Having a section describing how to do a contested roll isn’t the same thing as saying that is how you handle all player vs player skill checks, and it assumes you know that circumstances should affect the rolls beyond the numbers on your character sheet.
Tbf 5.0 is actually pretty bad about splitting up this information between the PHB and DMG, and assuming players have a better grasp of the whole picture than it should.
For example, in that Contested Roll section, it has this paragraph:
“Both participants in a contest make ability checks appropriate to their efforts. They apply all appropriate bonuses and penalties, but instead of comparing the total to a DC, they compare the totals of their two checks. The participant with the higher check total wins the contest. That character or monster either succeeds at the action or prevents the other one from succeeding.”
It assumes you know this has to be used with the sections describing things like environmental and attitude bonuses, and the sections on player agency and cooperative play, or for that matter NPC attitude tiers and how those specifically work with Deception and Persuasion, but it’s easy to gloss over that line and think it simply refers to a character stat line.
It also assumes you know that rolling that as contest was an option and not a requirement in the first place.
The DM isn’t controlling the players.

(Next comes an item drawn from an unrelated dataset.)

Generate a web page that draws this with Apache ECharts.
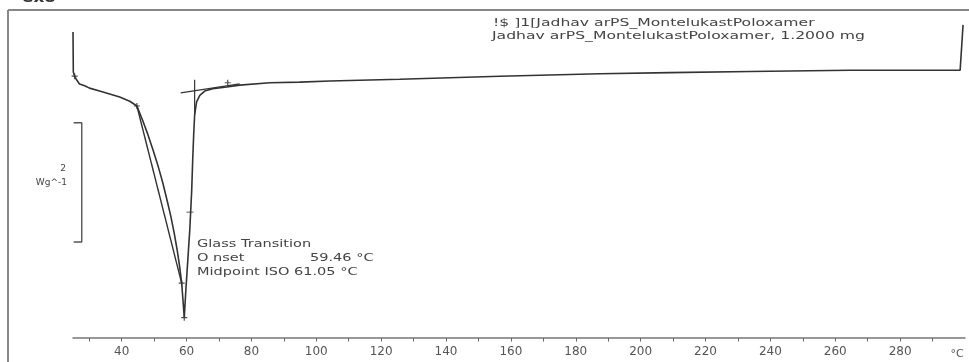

The player of the paladin is choosing to use sense motive against my bluff checks.
Again, any circumstancial penalties or bonuses that are not inherent on your sheet are typically given by the DM. Such as you entering a room that has some kind of field or obstacle that imposes a penalty or confers a buff. It does not mean that a player can say “I have a super high iron will and so I get a +40 to any mind affecting spells!”
Not what I’m saying, and I know you don’t understand the problem, because you’re talking about spell save DCs which are not skill checks and are specifically under DM purview as a magical mind altering effect.
Think of it like this:
You have the right, as a player, to decide your character fucking hates someone so much they will not believe a word they say under any circumstance.
That would be, in terms of interpreting that to mechanics, setting the Skill DC to “impossible.” Which is ALWAYS AN OPTION FOR SKILL CHECKS. You can not jump to heaven with an Athletics check (normally speaking).
It could be you’re metagaming, but that’s a separate problem beyond the scope of skill, ability, and spell save checks.
Holy shit. No. I am not talking about spell save DCs; I am talking about circumstances that would provide a bonus or penalty that might not appear on your character sheet, using magical effects as an example.
Yes, you are, and you don’t know enough to know what you just said.
Let’s use a different example then.
The characters have entered a room where the wind is absolutely howling, affecting their hearing, movement and balance. Anything they do in that room that requires a listen, movement or a balance check, has a -5 penalty. That is a circumstancial penalty.
The same can be done through magical means.
Sure.
And you as the player are the one who decides what the metaphorical wind is like for your character’s attitude towards the people and world around them.
Don’t trust the king? Good news, you can tell the DM that, and they can’t say “yes you do” unless you are affected by magic. They also can’t roll the king’s Persuasion to change your character’s mind about that without you agreeing to how the DC is set, including potentially a straight contested roll.
Or, to put it another way:
Just because they didn’t find a trap in the hallway doesn’t mean they have to think there isn’t one, especially if there’s a posted sign saying “This hallway is trapped.”